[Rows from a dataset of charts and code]
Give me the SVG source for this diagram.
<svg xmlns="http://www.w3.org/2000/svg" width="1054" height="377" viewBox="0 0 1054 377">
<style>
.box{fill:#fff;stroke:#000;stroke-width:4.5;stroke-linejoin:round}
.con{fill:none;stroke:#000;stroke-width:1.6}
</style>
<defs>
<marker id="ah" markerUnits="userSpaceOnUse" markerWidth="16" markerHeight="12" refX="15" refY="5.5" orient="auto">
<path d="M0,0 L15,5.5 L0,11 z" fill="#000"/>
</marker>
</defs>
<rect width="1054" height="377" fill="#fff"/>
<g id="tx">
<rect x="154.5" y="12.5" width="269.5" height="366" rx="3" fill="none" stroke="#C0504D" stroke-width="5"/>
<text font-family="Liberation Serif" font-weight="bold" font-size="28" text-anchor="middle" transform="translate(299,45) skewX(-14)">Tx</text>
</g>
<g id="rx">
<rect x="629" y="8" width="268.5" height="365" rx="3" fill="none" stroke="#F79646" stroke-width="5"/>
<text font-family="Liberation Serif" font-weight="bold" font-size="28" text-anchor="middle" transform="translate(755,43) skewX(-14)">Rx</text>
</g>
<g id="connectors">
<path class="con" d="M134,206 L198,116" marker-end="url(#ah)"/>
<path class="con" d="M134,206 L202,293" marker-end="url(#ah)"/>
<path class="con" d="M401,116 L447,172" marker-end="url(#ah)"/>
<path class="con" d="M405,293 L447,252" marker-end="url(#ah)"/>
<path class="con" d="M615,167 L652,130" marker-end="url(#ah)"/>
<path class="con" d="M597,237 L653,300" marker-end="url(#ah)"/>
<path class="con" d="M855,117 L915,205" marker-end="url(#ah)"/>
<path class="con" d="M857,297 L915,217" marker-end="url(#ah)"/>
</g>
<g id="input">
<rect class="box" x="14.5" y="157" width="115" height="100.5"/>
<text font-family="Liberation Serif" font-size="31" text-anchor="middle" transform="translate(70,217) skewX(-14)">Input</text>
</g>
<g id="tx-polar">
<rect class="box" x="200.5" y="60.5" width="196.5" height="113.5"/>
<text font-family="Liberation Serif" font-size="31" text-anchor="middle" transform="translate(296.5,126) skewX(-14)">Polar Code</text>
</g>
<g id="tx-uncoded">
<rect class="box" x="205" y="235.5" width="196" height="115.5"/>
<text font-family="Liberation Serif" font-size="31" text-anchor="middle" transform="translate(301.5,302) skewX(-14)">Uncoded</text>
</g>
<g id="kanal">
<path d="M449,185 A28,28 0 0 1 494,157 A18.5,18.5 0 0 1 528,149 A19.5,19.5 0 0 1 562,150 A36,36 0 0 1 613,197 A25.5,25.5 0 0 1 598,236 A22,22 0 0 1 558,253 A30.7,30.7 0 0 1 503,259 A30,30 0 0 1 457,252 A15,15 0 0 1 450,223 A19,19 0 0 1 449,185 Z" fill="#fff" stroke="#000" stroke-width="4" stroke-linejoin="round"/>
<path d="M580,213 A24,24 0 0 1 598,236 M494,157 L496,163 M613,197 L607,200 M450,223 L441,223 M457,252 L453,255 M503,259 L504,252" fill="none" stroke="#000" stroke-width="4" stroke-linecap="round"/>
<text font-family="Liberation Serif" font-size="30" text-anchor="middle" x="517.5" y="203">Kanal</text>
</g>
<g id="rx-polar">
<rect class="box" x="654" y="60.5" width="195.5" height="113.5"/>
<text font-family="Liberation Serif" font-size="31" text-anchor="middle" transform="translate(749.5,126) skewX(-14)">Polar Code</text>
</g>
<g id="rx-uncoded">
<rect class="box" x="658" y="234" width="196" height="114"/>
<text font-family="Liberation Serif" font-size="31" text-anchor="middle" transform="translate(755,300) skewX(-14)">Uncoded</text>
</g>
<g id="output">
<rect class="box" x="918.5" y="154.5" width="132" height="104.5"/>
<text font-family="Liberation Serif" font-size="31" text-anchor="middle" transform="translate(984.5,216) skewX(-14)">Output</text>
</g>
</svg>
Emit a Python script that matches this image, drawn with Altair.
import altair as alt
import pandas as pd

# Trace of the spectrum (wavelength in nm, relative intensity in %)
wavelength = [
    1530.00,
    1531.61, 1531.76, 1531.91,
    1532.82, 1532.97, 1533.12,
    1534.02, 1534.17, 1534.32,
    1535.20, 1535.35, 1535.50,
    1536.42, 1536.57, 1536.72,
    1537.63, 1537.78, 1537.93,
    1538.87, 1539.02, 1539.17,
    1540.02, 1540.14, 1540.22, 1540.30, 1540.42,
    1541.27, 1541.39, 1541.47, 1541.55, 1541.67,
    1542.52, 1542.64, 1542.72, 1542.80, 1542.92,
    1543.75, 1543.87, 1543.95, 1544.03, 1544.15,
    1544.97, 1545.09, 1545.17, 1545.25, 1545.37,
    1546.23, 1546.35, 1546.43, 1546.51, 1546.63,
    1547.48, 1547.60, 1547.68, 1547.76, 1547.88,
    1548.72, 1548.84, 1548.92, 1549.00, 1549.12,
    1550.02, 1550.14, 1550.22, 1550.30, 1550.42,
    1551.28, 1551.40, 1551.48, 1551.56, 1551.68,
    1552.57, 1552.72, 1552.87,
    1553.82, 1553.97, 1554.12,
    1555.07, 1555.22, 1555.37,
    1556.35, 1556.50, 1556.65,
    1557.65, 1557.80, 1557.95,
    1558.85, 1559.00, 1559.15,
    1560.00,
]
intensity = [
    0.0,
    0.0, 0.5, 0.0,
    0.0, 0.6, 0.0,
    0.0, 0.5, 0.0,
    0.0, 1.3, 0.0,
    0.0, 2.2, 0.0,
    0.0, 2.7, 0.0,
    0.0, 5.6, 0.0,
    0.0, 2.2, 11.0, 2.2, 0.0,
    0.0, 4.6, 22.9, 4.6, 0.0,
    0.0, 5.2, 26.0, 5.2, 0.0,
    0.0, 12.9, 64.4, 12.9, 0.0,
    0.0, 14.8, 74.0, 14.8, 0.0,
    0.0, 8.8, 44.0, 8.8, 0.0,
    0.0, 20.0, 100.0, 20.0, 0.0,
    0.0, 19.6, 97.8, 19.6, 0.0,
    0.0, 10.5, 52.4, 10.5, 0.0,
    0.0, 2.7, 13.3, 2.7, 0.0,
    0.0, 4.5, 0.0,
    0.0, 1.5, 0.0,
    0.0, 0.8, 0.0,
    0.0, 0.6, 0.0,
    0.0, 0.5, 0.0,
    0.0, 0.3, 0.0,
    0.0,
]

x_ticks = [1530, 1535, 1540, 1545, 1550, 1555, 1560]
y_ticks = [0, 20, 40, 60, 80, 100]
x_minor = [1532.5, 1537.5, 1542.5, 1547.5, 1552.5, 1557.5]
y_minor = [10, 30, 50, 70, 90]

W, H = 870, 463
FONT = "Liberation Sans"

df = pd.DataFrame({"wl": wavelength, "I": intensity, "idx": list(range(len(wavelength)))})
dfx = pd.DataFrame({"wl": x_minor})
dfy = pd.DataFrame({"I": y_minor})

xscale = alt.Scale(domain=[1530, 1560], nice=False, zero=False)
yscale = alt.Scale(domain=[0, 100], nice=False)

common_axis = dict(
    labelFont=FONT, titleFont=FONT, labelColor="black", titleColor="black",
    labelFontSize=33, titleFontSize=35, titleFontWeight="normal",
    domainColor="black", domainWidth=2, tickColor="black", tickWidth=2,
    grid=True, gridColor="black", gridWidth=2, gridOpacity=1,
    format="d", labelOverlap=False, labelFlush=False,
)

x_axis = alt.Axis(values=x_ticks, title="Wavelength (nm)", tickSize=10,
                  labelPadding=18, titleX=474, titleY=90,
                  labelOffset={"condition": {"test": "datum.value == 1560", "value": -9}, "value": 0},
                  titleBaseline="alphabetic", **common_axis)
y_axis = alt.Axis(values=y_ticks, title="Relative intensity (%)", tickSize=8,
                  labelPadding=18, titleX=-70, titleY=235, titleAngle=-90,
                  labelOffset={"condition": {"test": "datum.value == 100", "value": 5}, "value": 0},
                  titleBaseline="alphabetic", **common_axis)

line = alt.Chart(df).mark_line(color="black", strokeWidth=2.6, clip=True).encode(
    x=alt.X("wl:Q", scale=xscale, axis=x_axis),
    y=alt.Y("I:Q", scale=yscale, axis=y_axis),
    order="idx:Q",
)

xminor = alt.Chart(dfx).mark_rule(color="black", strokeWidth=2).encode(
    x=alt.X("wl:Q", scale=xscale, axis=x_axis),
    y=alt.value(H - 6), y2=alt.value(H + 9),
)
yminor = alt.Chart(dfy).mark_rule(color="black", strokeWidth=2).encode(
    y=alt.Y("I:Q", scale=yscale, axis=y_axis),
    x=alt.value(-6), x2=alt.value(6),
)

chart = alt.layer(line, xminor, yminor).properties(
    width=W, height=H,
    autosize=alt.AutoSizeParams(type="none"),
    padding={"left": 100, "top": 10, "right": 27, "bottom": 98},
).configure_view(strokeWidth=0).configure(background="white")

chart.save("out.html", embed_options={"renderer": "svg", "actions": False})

THE EXERCISE
Everything from the line that contains "Emit a Python" to the line that contains "import pandas as pd" must be transcribed exactly, both end lines included.

ANSWER IN FULL
Emit a Python script that matches this image, drawn with Altair.
import altair as alt
import pandas as pd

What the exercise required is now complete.